Right around the 4th anniversary of its passage, the deadline to sign up for health insurance under the Affordable Care Act -- also known as Obamacare -- has come and gone.
While the White House has been celebrating the number of sign-ups -- a number that's in dispute -- critics, including many Republicans, claim the law is fatally flawed.
Late last month, Florida Republican U. S. Sen. Marco Rubio highlighted what he called Americans' increasing dissatisfaction with the President's signature health care legislation.
Republican Gov. Rick Scott is using Obamacare as a wedge issue in his campaign against likely Democratic opponent Charlie Crist. Scott says the law is causing folks to lose their health care plans -- and that it's hurting the economy.
Rubio spoke out against the law in a video message to his supporters.
"We cannot give up," he said. "Obamacare is not something that’s set in stone. It can be repealed —and Americans increasingly want it to be repealed — and that’s what we’ll continue to do."
"We rated that claim mostly false," said Josh Gillin of PolitiFact. "That's because while there are quite a few people who want that repealed, the idea that more and more people want it repealed isn't quite true.
Gillin said that surveys have consistently shown that anywhere from 35 percent to 5o percent of Americans favor repeal of the ACA, but those numbers have stayed pretty much the same since 2011.

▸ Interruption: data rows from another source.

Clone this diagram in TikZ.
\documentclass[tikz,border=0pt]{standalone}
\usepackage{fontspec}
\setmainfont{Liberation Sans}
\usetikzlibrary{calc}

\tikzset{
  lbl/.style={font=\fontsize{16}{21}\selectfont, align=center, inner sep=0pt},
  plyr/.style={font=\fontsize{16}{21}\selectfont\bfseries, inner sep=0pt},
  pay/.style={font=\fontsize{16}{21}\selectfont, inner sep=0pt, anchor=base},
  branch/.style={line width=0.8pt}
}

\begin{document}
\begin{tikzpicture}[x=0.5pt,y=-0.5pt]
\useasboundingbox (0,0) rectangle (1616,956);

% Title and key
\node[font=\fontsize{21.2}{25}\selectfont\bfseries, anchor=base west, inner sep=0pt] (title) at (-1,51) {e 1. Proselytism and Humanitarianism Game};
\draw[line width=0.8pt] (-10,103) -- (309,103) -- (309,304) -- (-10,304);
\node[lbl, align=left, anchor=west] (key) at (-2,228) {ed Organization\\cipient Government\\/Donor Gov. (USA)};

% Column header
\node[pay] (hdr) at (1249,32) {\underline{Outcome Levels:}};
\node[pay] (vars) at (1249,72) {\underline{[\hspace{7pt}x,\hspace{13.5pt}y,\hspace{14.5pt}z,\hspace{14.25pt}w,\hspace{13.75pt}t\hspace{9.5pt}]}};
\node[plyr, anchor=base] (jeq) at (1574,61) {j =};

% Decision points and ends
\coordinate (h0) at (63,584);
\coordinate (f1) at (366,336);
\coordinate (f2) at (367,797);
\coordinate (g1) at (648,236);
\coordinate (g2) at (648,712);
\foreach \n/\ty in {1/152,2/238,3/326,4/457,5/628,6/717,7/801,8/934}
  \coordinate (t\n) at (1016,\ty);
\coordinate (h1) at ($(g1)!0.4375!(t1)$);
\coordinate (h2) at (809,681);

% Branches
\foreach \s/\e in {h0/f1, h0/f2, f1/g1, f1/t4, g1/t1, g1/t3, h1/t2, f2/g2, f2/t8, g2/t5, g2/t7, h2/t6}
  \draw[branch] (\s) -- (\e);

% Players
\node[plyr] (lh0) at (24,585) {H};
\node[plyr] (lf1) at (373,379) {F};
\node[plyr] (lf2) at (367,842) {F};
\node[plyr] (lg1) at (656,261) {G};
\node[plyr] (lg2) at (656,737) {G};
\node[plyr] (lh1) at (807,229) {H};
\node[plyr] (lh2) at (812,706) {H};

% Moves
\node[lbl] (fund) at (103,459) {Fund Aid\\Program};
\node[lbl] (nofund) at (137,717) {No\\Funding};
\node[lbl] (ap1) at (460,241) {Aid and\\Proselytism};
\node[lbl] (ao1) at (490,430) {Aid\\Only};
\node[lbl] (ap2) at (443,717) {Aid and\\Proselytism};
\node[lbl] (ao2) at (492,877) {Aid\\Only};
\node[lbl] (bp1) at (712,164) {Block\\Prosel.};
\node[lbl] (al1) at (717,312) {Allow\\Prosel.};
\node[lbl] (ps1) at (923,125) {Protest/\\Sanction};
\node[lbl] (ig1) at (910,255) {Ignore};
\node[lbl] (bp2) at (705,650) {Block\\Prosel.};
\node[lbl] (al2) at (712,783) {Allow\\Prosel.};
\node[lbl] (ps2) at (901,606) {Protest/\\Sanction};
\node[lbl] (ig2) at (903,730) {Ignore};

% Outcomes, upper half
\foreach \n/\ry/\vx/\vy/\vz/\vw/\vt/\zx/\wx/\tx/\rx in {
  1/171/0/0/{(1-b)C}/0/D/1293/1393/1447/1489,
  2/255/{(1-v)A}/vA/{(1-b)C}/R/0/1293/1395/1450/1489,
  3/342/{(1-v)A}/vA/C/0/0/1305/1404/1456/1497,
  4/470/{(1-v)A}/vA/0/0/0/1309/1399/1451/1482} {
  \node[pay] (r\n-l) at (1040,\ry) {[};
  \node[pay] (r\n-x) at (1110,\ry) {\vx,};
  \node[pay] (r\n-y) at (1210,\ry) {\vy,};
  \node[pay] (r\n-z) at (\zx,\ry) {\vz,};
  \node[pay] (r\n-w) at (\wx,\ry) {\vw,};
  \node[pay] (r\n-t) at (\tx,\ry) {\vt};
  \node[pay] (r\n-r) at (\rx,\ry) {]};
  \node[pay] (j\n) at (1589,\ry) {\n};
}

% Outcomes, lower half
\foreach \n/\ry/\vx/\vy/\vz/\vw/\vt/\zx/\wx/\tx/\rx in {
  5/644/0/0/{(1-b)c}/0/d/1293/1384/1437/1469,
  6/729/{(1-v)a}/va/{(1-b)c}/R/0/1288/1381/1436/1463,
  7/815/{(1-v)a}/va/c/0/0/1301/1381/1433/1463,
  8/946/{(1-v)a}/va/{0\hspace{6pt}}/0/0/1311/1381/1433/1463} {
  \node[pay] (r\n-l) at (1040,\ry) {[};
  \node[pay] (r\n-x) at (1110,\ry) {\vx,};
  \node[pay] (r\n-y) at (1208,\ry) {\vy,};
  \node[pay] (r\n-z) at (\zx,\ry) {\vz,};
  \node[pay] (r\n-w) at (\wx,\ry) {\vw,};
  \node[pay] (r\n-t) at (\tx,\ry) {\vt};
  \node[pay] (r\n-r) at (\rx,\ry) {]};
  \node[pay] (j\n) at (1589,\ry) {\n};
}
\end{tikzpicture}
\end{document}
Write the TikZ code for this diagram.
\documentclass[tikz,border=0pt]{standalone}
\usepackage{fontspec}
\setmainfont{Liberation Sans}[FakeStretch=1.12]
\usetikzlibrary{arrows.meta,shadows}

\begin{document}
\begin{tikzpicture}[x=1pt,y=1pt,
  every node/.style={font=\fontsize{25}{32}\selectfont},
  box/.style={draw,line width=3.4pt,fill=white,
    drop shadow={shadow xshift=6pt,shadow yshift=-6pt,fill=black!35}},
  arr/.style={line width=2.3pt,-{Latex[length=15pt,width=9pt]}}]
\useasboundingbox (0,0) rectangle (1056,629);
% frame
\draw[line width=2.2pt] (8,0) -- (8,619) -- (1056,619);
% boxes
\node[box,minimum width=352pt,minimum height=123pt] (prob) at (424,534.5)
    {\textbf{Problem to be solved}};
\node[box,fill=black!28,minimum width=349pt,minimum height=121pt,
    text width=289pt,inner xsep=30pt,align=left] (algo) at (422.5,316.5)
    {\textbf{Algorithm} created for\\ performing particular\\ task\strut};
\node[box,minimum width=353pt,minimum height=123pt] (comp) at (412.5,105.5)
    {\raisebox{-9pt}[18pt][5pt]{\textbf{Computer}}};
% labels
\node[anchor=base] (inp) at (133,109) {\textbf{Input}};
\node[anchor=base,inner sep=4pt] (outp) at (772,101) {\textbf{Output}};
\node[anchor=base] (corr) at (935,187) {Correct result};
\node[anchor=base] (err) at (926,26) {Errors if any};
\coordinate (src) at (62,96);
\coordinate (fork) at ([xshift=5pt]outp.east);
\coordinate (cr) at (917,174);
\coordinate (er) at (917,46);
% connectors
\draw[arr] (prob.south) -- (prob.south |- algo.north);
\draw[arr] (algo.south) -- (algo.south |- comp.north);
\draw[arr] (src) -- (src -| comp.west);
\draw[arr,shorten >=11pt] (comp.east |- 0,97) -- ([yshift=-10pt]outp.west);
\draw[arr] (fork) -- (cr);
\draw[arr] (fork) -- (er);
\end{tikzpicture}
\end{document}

Gillin said, "there's just no proof that they're been increasing like he says they have."
A new TV attack ad against former Gov. Charlie Crist zeroes in on Crist’s support for Obamacare.
Republican Gov. Rick Scott’s political committee, Let’s Get to Work, is running an ad that repeats parts of an interview Crist did on CNN during which he called Obamacare "great."
"Great?" the narrator says. "News reports say 300,000 health plans canceled. Obama says patients may lose their doctors. The federal government says less work hours for American jobs."
While the narrator says that last part about jobs, there's a picture saying, "2.5 million Americans out of the workforce."
First, let's look at the 300,000 health plans canceled.
Not so, said Gillin.
"We rated this one mostly false. That's based on something that happened in 2013 when Florida Blue starting sending out letters to 300,000 of its policy holders saying those policies did not meet minimum requirements for the Affordable Care Act," he explained. "What happened was, when the government decided to extend the deadline for the insurance plans that may not have met the requirements, Florida Blue had only sent out about 40,000 letters. Those letters said they were actually going to switch people over to another plan and that they would help people find plans that met their needs. No one was ever going to go uncovered."
And what about the economic impact of the ACA and the claim that 2.5 million Americans will be out of the workforce?
"We rated that one mostly false, " Gillin said. "We've seen this ever since the Congressional Budget Office -- the non-partisan part of the government that analyzes such things -- ruled that up to the equivalent of 2.5 million jobs would be gone by 2024. That's a statistical way to look at things... those are work hours. And the reason those work hours are going to disappear is because now that people are covered and their insurance is not necessarily tied to their employment... they would choose to stop working. They would quit part-time jobs, they wouldn't work 60 hours a week. And that's just not quite the same as leaving the work force."